Thursday, February 9, 2012

Economics - why should I care? It's a total snoozefest.

Ok, so the snoozefest part I can't argue with.  Grab a skinny non-fat and stick with me.

There is a reason we should care - at least a little bit. That reason is that the behaviors of our culture, other cultures, businesses and organizations can affect how much we pay for those super cute boots. Really. It also affects how much our homes are worth, if that hot tub adds value to our home and our ability to get those tdf jobs to pay for our tdf boots. Oh - and our hair color.

Supply & demand...
Suppose everyone wanted to be the same adorable shade of blonde as you, but only ONE colorist in the whole country could get the right shade. How easy do you think it would be for someone to get an appointment with that colorist? If you're like me, you guard the name and number of your hairdresser with your life! Why? Because if everyone goes there, it will be more difficult for you to get an appointment, right? See? You've used an economic principle right there. Supply and demand.  If the supply is low - one colorist - and the demand is high - everyone wants your hair - then the price for that service will go up. The market (all those people wanting your hair color) will bear (pay) the higher price. This is great news for the colorist, because their resources (money) will increase. This is bad news for you - well, not you specifically because you already have the hair, but you know what I mean - because your ability to get an appointment for a touch-up will decrease.

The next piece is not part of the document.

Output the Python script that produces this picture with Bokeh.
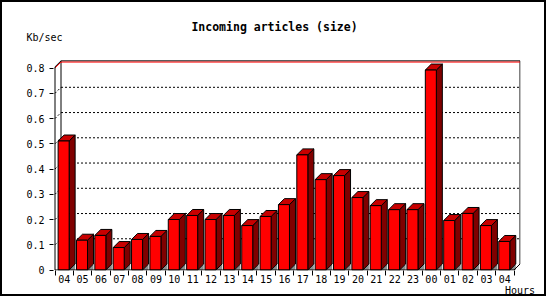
from bokeh.plotting import figure
from bokeh.models import (Range1d, LinearAxis, FixedTicker, CustomJSTickFormatter,
                          NumeralTickFormatter, Label)
from bokeh.embed import file_html
from bokeh.resources import INLINE

# ---- data ----
hours = ["04", "05", "06", "07", "08", "09", "10", "11", "12", "13", "14", "15",
         "16", "17", "18", "19", "20", "21", "22", "23", "00", "01", "02", "03", "04"]
size_kb = [0.511, 0.118, 0.137, 0.089, 0.121, 0.133, 0.200, 0.216, 0.200, 0.216,
           0.176, 0.212, 0.259, 0.456, 0.358, 0.374, 0.287, 0.255, 0.239, 0.239,
           0.792, 0.196, 0.224, 0.176, 0.113]
y_ticks = [0, 0.1, 0.2, 0.3, 0.4, 0.5, 0.6, 0.7, 0.8]
y_max = 0.8
title_text = "Incoming articles (size)"
y_unit = "Kb/sec"
x_unit = "Hours"

# ---- layout (pixels) ----
W, H = 546, 296
PX = 18.36          # px per category
PY = 253.4          # px per value unit
DX = 6 / PX         # 3D depth in data units
DY = 6 / PY
ML, MR, MT, MB = 51, 28, 0, 27
n = len(hours)

x_start = -1.5 / PX
x_end = x_start + (W - ML - MR) / PX
y_start = -0.5 / PY
y_end = y_start + (H - MT - MB) / PY

FONT = "DejaVu Sans Mono"


def dx_of(fx_):
    return (fx_ - 52.5) / PX


def dy_of(fy_):
    return (268.5 - fy_) / PY


p = figure(width=W, height=H, output_backend="svg", toolbar_location=None,
           x_axis_type=None, y_axis_type=None,
           x_range=Range1d(x_start, x_end), y_range=Range1d(y_start, y_end),
           min_border_left=ML, min_border_right=MR, min_border_top=MT, min_border_bottom=MB)
p.outline_line_color = None
p.background_fill_color = "white"
p.border_fill_color = "white"
p.styles = {"border": "2px solid black"}

# y axis (values)
yax = LinearAxis(ticker=FixedTicker(ticks=y_ticks, minor_ticks=[]),
                 formatter=NumeralTickFormatter(format="0.[0]"),
                 axis_line_color=None, major_tick_out=4, major_tick_in=0,
                 minor_tick_out=0, minor_tick_in=0, major_label_standoff=5,
                 major_label_text_font=FONT, major_label_text_font_size="10px",
                 major_label_text_color="black", major_tick_line_color="black")
p.add_layout(yax, "left")

# unit label of the y axis, placed above the axis top
unit_axis = LinearAxis(ticker=FixedTicker(ticks=[dy_of(34.7)], minor_ticks=[]),
                       formatter=CustomJSTickFormatter(args=dict(t=y_unit), code="return t;"),
                       axis_line_color=None, major_tick_out=0, major_tick_in=0,
                       minor_tick_out=0, minor_tick_in=0, major_label_standoff=-39,
                       major_label_text_font=FONT, major_label_text_font_size="10px",
                       major_label_text_color="black")
p.add_layout(unit_axis, "left")

# x axis (hours): labels at centres, tick marks at boundaries
centers = [i + 0.5 for i in range(n)]
bounds = list(range(n + 1))
xax = LinearAxis(ticker=FixedTicker(ticks=centers, minor_ticks=bounds),
                 formatter=CustomJSTickFormatter(args=dict(labels=hours),
                                                 code="return labels[Math.floor(tick)];"),
                 axis_line_color=None, major_tick_out=0, major_tick_in=0,
                 minor_tick_out=5, minor_tick_in=0, minor_tick_line_color="black",
                 major_label_standoff=-1,
                 major_label_text_font=FONT, major_label_text_font_size="10px",
                 major_label_text_color="black")
p.add_layout(xax, "below")

# unit label of the x axis, under the last tick labels
hours_axis = LinearAxis(ticker=FixedTicker(ticks=[dx_of(517.5)], minor_ticks=[]),
                        formatter=CustomJSTickFormatter(args=dict(t=x_unit), code="return t;"),
                        axis_line_color=None, major_tick_out=0, major_tick_in=0,
                        minor_tick_out=0, minor_tick_in=0, major_label_standoff=-1,
                        major_label_text_font=FONT, major_label_text_font_size="10px",
                        major_label_text_color="black")
p.add_layout(hours_axis, "below")

# back wall grid (dotted)
grid_vals = [t for t in y_ticks if 0 < t < y_max]
p.multi_line(xs=[[DX, n + DX] for _ in grid_vals],
             ys=[[t + DY, t + DY] for t in grid_vals],
             line_color="black", line_dash="2 2", line_width=1)
p.multi_line(xs=[[0, DX] for _ in grid_vals],
             ys=[[t, t + DY] for t in grid_vals],
             line_color="black", line_dash="2 2", line_width=1)

# walls / frame lines
top_black = y_max + DY + 1.2 / PY
p.multi_line(xs=[[DX, DX], [n + DX, n + DX], [DX, n + DX], [0, DX]],
             ys=[[DY, top_black], [DY, top_black], [top_black, top_black],
                 [y_max + 1.2 / PY, top_black]],
             line_color="black", line_width=1)
p.multi_line(xs=[[0, DX], [DX, n + DX]],
             ys=[[y_max, y_max + DY], [y_max + DY, y_max + DY]],
             line_color="red", line_width=1)

# bars
BAR_OFF, BAR_W = 0.17, 0.6
fx, fy, sx, sy, tx, ty, shx, shy = [], [], [], [], [], [], [], []
for i, v in enumerate(size_kb):
    x0 = i + BAR_OFF
    x1 = x0 + BAR_W
    fx.append([x0, x1, x1, x0]); fy.append([0, 0, v, v])
    tx.append([x0, x1, x1 + DX, x0 + DX]); ty.append([v, v, v + DY, v + DY])
    sx.append([x1, x1 + DX, x1 + DX, x1]); sy.append([0, DY, v + DY, v])
    shx.append([x1, x1 + DX, x1 + DX]); shy.append([0, 0, DY])

p.patches(shx, shy, fill_color="#8c8c8c", line_color=None)
p.patches(sx, sy, fill_color="#800000", line_color="black", line_width=1)
p.patches(tx, ty, fill_color="#c80000", line_color="black", line_width=1)
p.patches(fx, fy, fill_color="#ff0000", line_color="black", line_width=1)

# front axis + floor
p.multi_line(xs=[[0, 0], [0, n], [n, n + DX]],
             ys=[[0, y_max + 1.2 / PY], [0, 0], [0, DY]],
             line_color="black", line_width=1)

# chart title (inside the tall frame)
p.add_layout(Label(x=dx_of(272), y=dy_of(25), text=title_text, text_align="center",
                   text_baseline="middle", text_font=FONT, text_font_size="11.5px",
                   text_font_style="bold", text_color="black"))

open("out.html", "w").write(file_html(p, INLINE))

There are also external factors that can cause differences in price. This high-demand colorist (oh yeah, he's THAT good), uses a specific brand of color. That brand of color just happens to be shipped in from just one location. Well, there's a tornado that hit that location and the delivery trucks can't get out. Yes. The guys in the cute brown shorts are stuck in their trucks with the hair color we need in the back. Short of being mobbed by women in desperate need of a root touch-up, what could happen here? The supply of color has just been dramatically decreased by something that no one could control and the demand has remained the same. The price will go up even more due to the scarcity of the commodity. (There is not enough hair color for everyone who wants it. )

Now, what if that hair color came from another country and that country decides to charge a higher tax on goods being exported (going out of the country to be sold or used in another country)?  That's right! The price will go up. That's another external force.

Ok, let's go for one more. You decide to color your lovely golden locks a stunning auburn color. (It brings out your eyes and you really just needed a change.)  Suddenly, no one wants to be blonde any longer. Everyone wants that exact shade of auburn that you're rocking. What is going to happen to the price of the blonde hair color and the rates that colorist is charging for the blonde do?  They will decrease. Demand has decreased, supply has remained the same. The market (all those wannabe yous) will no longer bear the higher price for the blonde because the wannabes don't wanna be blonde any more.

Now, if the colorist is just as skilled in the red transformation (which, of course is true, because that colorist did your hair and you don't let just anyone mess with your color), the colorist can still charge a higher price for the auburn color service.  This happens a lot. Think iPhones. The iPhone6 is now much less expensive than the iPhone8s, because consumers want the newest features.


Back to those tdf boots. (For the non-blondes: tdf means "to die for").  The boots for the newest season are priced at around $375 - some higher, some lower, depending on the style. The boots from last season are priced at 40% off. Why? Seriously? Are you going to wear last season's boots? Ok, so some people will (I admit that I am one of them) and scoop them up at the discounted price. (We will go back to this later when we discuss consumer behavior and allocation of resources.) This is how the supplier (and the stores that sell the boots) get rid of the boots that didn't sell (Shocking, I know. I mean, who wouldn't want the newest boots?) This allows the seller to still make some money on the boots, although it isn't as much. (Return on investment - we'll talk about that later, too). The demand for the new season boots is high.  We want the newest boots and are willing to pay a higher price to have them. The seller knows this from the study of - gasp - economics and prices the boots based on this.


Let's throw in another factor that can affect price. The colorist hires an apprentice. This person is working under direct supervision of the amazing colorist, but is not that amazing colorist. This is a substitution. A similar product, but not the same, and that apprentice is less expensive than the colorist. Will demand shift or will this increase demand overall for the salon? A less expensive option that is very similar to the awesome colorist could attract a new market - or a group of people that wouldn't pay the awesome colorist's prices, but now that the apprentice is there with a lower price, will seek to copy your hair. This is a job for Super Marketing. We'll talk about that later as well.  This will further drive up the demand for the hair color from the supplier of the chemical and could cause the price to increase more - or the supplier could take a different approach and make more to sell to the colorist at a discount. Economics studies this and makes predictions based on past behaviors.